Tuesday, December 20, 2011

Well, I can say that my life has hit a new low. I have now been out of official employment for one year and one month. My car was repossessed last week due to the fact that I can no longer make the payments and my husband refused to take it on. My marriage is in the toilet and seems to be getting worse every day. On top of all of that, my 41st birthday is next month and I am terribly unhappy about it. I feel a big life change coming. It may be time to move on from my current situation and start over completely from scratch. Kind of like a new birth, if you will. I need to cast off all negative factors in my life, and that includes my husband. Since he and I have not spoken...even uncivilly in nearly a month, I am sure that he is aware that this marriage is nearly over. There is nothing left to repair. Fear of the unknown has been the only thing that has kept me in this situation this long. Security is a hard thing to let go of, but I prefer to keep my sanity. Enough of my youth has been wasted trying and trying to fix something that can't be fixed. Although, I realize that I will most probably never make a living from writing, it is the only thing that keeps me sane. Getting lost in the writing of a novel is as good or better than any feel good drug and I intend to keep writing. I think it is time to do some things I have been putting off, like travelling. I want to see more of the world and I intend to do just that. I have always known that I was not intended for a mundane existence.

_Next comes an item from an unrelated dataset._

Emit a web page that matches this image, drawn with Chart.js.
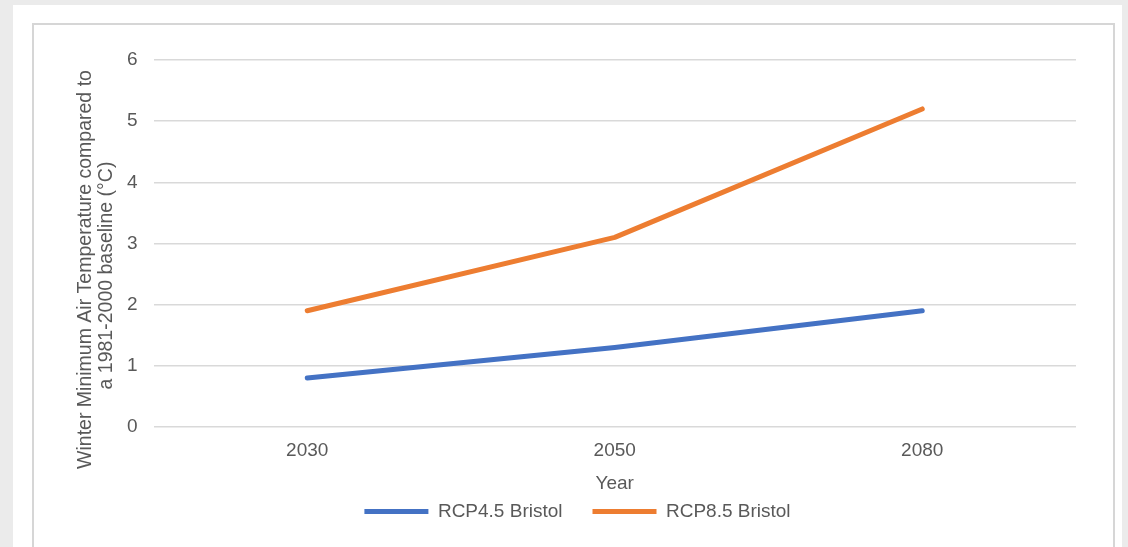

I have no idea why I let myself waste away for seven years. tied down to someone who has no appreciation for anything about me. Who doesn't get me, or my jokes. Who isn't even on the same wave length. I truly lost myself for a long time and I am finally finding my way back to me. I was lost among the muck and mire of a crappy marriage. I was styphilled and repressed and I refuse to be any longer. So, everyone, wish me luck on my new journey out of my lowest low.